Planes will take off beginning January 29, with flights continuing through February 20.

The agreement allows six mainland and six Taiwanese airlines to operate a total of 48 round-trip charter flights to carry mainland-based Taiwanese business people home and back during the Chinese Lunar New Year holiday.

The charter flights will be the first direct air links across the Taiwan Straits since Taipei banned transport, trade and postal links between the mainland back in 1949.

Taiwanese negotiator Lo Ta-hsin, chairman of the Taipei Airlines Association, told reporters the charter planes will not fly directly across the 160-kilometre Taiwan Straits, but will pass through Hong Kong air space. They will not have to touch down there, however.
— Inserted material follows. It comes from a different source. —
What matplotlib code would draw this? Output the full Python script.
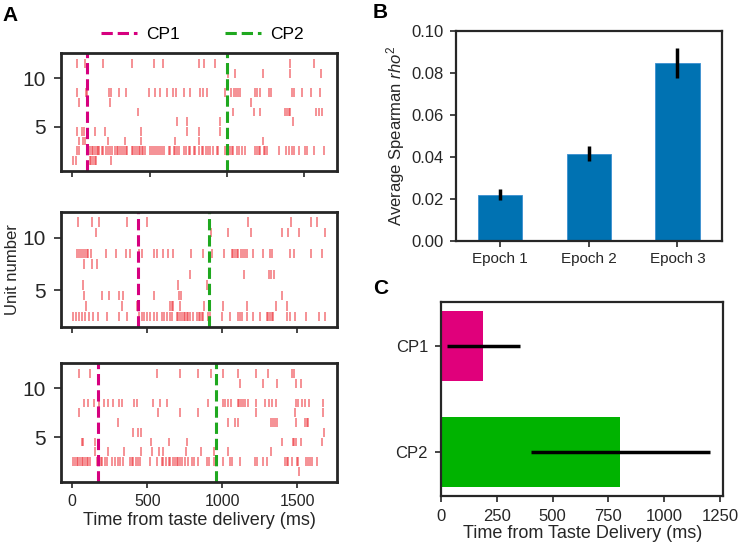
import matplotlib
matplotlib.use("Agg")
import matplotlib.pyplot as plt

plt.rcParams['font.family'] = ['Liberation Sans', 'DejaVu Sans']
plt.rcParams['mathtext.fontset'] = 'custom'
plt.rcParams['mathtext.rm'] = 'Liberation Sans'
plt.rcParams['mathtext.it'] = 'Liberation Sans:italic'

INK = '#262626'
MAGENTA = '#d6007f'
GREEN = '#1fa81f'

# spike times (ms) per unit 1..11 for the three example trials
trial1_spikes = [
    [6, 26, 112, 123, 134, 145, 156, 250],
    [28, 43, 115, 126, 136, 147, 158, 165, 175, 190, 201, 219, 234, 245, 255, 277, 288, 299,
     310, 323, 335, 346, 357, 385, 396, 407, 418, 429, 439, 450, 461, 472, 500, 515, 530, 543,
     558, 569, 580, 591, 623, 634, 656, 667, 677, 688, 721, 738, 753, 764, 786, 797, 820, 838,
     848, 864, 877, 892, 913, 935, 946, 989, 1000, 1022, 1032, 1043, 1065, 1076, 1097, 1119,
     1184, 1195, 1206, 1216, 1238, 1249, 1260, 1336, 1383, 1400, 1422, 1433, 1465, 1509, 1520,
     1563, 1628],
    [46, 70, 80, 232, 343, 446, 668, 822, 1237],
    [28, 66, 77, 146, 210, 442, 743, 819, 958],
    [678, 743, 957, 1430],
    [424, 1040, 1175, 1212, 1380, 1390, 1400, 1412, 1578, 1596, 1617],
    [45, 247, 1155],
    [33, 89, 98, 241, 252, 304, 349, 494, 537, 570, 613, 650, 671, 721, 760, 825, 848, 875,
     990, 1030, 1045, 1060, 1075, 1088, 1185, 1196, 1217, 1275, 1285, 1422, 1435, 1485, 1545,
     1601],
    [],
    [1005, 1052, 1237, 1410, 1607],
    [28, 83, 202, 386, 531, 585, 823, 851, 924, 1412, 1565],
]

trial2_spikes = [
    [],
    [7, 22, 47, 63, 85, 114, 141, 170, 230, 314, 363, 446, 464, 479, 497, 519, 546, 564, 597,
     613, 631, 653, 664, 697, 708, 719, 731, 742, 753, 764, 775, 786, 808, 831, 842, 851, 862,
     873, 902, 917, 1000, 1051, 1107, 1118, 1130, 1163, 1207, 1252, 1296, 1307, 1319, 1330,
     1341, 1430, 1452, 1486, 1559, 1642, 1682],
    [93, 335, 430, 653, 664, 675, 719, 880, 1002, 1167, 1360, 1430],
    [80, 197, 242, 310, 337, 548, 710, 722, 1398],
    [69, 708, 897],
    [782, 1142, 1309, 1326, 1342],
    [80, 135, 167],
    [29, 45, 58, 74, 85, 96, 107, 125, 225, 292, 359, 385, 446, 464, 542, 564, 604, 637, 675,
     795, 873, 929, 1014, 1063, 1074, 1085, 1096, 1108, 1125, 1141, 1152, 1163, 1207, 1274,
     1319, 1330, 1453, 1476, 1594, 1665],
    [],
    [160, 924, 1036, 1191, 1396, 1437, 1514, 1682],
    [40, 135, 176, 363, 497, 1169, 1460, 1589, 1634],
]

trial3_spikes = [
    [1510],
    [7, 18, 29, 40, 51, 63, 74, 85, 96, 107, 118, 163, 174, 181, 190, 201, 218, 230, 263, 285,
     308, 319, 341, 386, 397, 408, 426, 437, 452, 519, 564, 597, 608, 626, 642, 653, 671, 686,
     697, 708, 719, 731, 753, 775, 797, 815, 840, 896, 912, 947, 1007, 1051, 1063, 1118, 1219,
     1230, 1274, 1296, 1419, 1430, 1441, 1463, 1497, 1508, 1557, 1570, 1586, 1597, 1630],
    [155, 236, 347, 457, 530, 579, 608, 757, 857, 945, 1039, 1325],
    [63, 74, 150, 528, 648, 762, 1396, 1472, 1481, 1492, 1526, 1665],
    [408, 441, 461, 1680],
    [308, 1036, 1086, 1108, 1325, 1336, 1350, 1362, 1495, 1550, 1563, 1575],
    [45, 572, 719, 838, 1223, 1482, 1674],
    [80, 107, 147, 181, 214, 241, 274, 314, 334, 412, 430, 541, 586, 630, 907, 1002, 1018,
     1036, 1056, 1103, 1114, 1125, 1136, 1152, 1174, 1223, 1285, 1314, 1334, 1356, 1492, 1508,
     1530, 1552, 1581, 1675],
    [],
    [1119, 1275, 1368, 1489, 1527],
    [46, 118, 568, 720, 838, 924, 1005, 1102, 1224, 1303, 1465, 1481],
]

cp1_times = [97, 441, 174]
cp2_times = [1000, 914, 956]

epochs = ['Epoch 1', 'Epoch 2', 'Epoch 3']
rho2_mean = [0.022, 0.0415, 0.0848]
rho2_err = [0.0025, 0.0036, 0.0071]

cp_labels = ['CP1', 'CP2']
cp_mean = [190, 804]
cp_err = [163, 401]


def style_box(ax, lw):
    for sp in ax.spines.values():
        sp.set_linewidth(lw)
        sp.set_color(INK)


fig = plt.figure(figsize=(7.38, 5.43), dpi=100)

raster_pos = [[0.0822, 0.6856, 0.3748, 0.2162],
              [0.0822, 0.3983, 0.3748, 0.2118],
              [0.0822, 0.1129, 0.3748, 0.2180]]
raster_xlim = [(-75, 1715), (-77, 1767), (-77, 1767)]
raster_ylim = [(0.45, 12.55), (1.5, 12.5), (0.45, 12.55)]
trials = [trial1_spikes, trial2_spikes, trial3_spikes]

for i, spikes in enumerate(trials):
    ax = fig.add_axes(raster_pos[i])
    for u, times in enumerate(spikes):
        if times:
            ax.vlines(times, u + 1.05, u + 1.95, color='#ec2830', alpha=0.65, lw=1.1)
    l1 = ax.axvline(cp1_times[i], color=MAGENTA, ls='--', lw=2.2, label='CP1')
    l2 = ax.axvline(cp2_times[i], color=GREEN, ls='--', lw=2.2, label='CP2')
    ax.set_xlim(*raster_xlim[i])
    ax.set_ylim(*raster_ylim[i])
    ax.set_yticks([5, 10])
    ax.set_xticks([0, 500, 1000, 1500])
    style_box(ax, 2.0)
    ax.tick_params(axis='y', labelsize=15, colors=INK, length=4.8, width=1.2, pad=6)
    ax.tick_params(axis='x', labelsize=11.5, colors=INK, length=4.2, width=1.2, pad=5)
    if i < 2:
        ax.set_xticklabels([])
    if i == 1:
        ax.set_ylabel('Unit number', fontsize=12, color=INK, labelpad=2)
    if i == 2:
        ax.set_xlabel('Time from taste delivery (ms)', fontsize=13, color=INK, labelpad=2)

fig.legend([l1, l2], ['CP1', 'CP2'], loc='center', bbox_to_anchor=(0.274, 0.937),
           ncol=2, frameon=False, fontsize=12.5, handlelength=2.1, columnspacing=2.6,
           handletextpad=0.5)

# panel B
axb = fig.add_axes([0.6179, 0.5567, 0.3600, 0.3867])
axb.bar(range(len(epochs)), rho2_mean, width=0.5, color='#0072b2', edgecolor='#3a8fd0', lw=0.6)
axb.errorbar(range(len(epochs)), rho2_mean, yerr=rho2_err, fmt='none', ecolor='black',
             elinewidth=2.5, capsize=0)
axb.set_xlim(-0.5, 2.5)
axb.set_ylim(0, 0.1)
axb.set_yticks([0, 0.02, 0.04, 0.06, 0.08, 0.10])
axb.set_yticklabels(['0.00', '0.02', '0.04', '0.06', '0.08', '0.10'])
axb.set_xticks(range(len(epochs)))
axb.set_xticklabels(epochs)
axb.set_ylabel(r'Average Spearman $rho^2$', fontsize=12, color=INK, labelpad=3)
style_box(axb, 1.6)
axb.tick_params(axis='y', labelsize=12, colors=INK, length=4.3, width=1.2, pad=4.5)
axb.tick_params(axis='x', labelsize=11, colors=INK, length=4.3, width=1.2, pad=4)

# panel C
axc = fig.add_axes([0.5976, 0.0866, 0.3825, 0.3578])
axc.barh(range(len(cp_labels)), cp_mean, height=0.66, color=['#e0007b', '#00b300'])
axc.errorbar(cp_mean, range(len(cp_labels)), xerr=cp_err, fmt='none', ecolor='black',
             elinewidth=2.5, capsize=0)
axc.set_xlim(0, 1265)
axc.set_ylim(1.415, -0.415)
axc.set_yticks(range(len(cp_labels)))
axc.set_yticklabels(cp_labels)
axc.set_xticks([0, 250, 500, 750, 1000, 1250])
axc.set_xlabel('Time from Taste Delivery (ms)', fontsize=13, color=INK, labelpad=1)
style_box(axc, 1.6)
axc.tick_params(axis='both', labelsize=12, colors=INK, length=4.3, width=1.2, pad=5)

fig.text(0.004, 0.972, 'A', fontsize=15, fontweight='bold', va='center')
fig.text(0.505, 0.977, 'B', fontsize=15, fontweight='bold', va='center')
fig.text(0.505, 0.468, 'C', fontsize=15, fontweight='bold', va='center')

fig.savefig('out.png', dpi=100)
Pu Zhaozhou, head of the mainland delegation and executive director of the China Civil Aviation Association, said the flights will connect the cities of Beijing, Shanghai, Guangzhou with Taipei and Kaohsiung in Taiwan.

The charter flights, however, are allowed to carry only Taiwanese business people working on the mainland and their relatives this Spring Festival, which falls this year on February 9.

About 1 million Taiwanese business people and their family members are estimated to work and live on the mainland and hundreds of thousands of them typically return to the island for the holiday.

This year's model for "non-stop, round-trip, multi-destination flights by carriers on both sides" contrasted with an indirect charter flight program in 2003.

Then, only six Taiwanese airlines were allowed to operate 16 charter flights, with an inconvenient stopover in Hong Kong or Macao.

Wu Nengyuan, director of the Institute of Modern Taiwan Studies at the Fujian Academy of Social Sciences, spoke highly of the cross-Straits agreement's "positive impact" on bilateral relations.

"The direct charter flight deal has fully demonstrated the inevitable trend of close personal exchanges and economic links across the Straits," he said.

"It may, to some degree, help check Taiwan leader Chen Shui-bian's attempt to cut off cross-Straits bonds in a bid to alienate the island from the mainland."

The researcher noted that the mainland's pragmatic and flexible attitude during the talks had contributed to reaching the agreement.

"It suggests that there always will be potential opportunities for improving cross-Straits ties, as long as both sides are willing to show sincerity," Wu said.

But he cautioned that the current stalemate in cross-Straits relations will not be broken unless Chen abandons his "independence" push.

Chen Kuo-yuan, secretary-general of Beijing Association for Taiwanese Enterprises, said that although the charter flight agreement should have come earlier, it is of great significance for both sides of the Straits.

Chen added he will be happy to take the historic flight by a mainland airplane to Taiwan for the first time in more than five decades.

"Given little time for preparation before the first flights on January 29, our association will coordinate other Taiwanese enterprise groups in neighboring Tianjin and Hebei to arrange the travel plans for Taiwanese business people," the secretary-general said.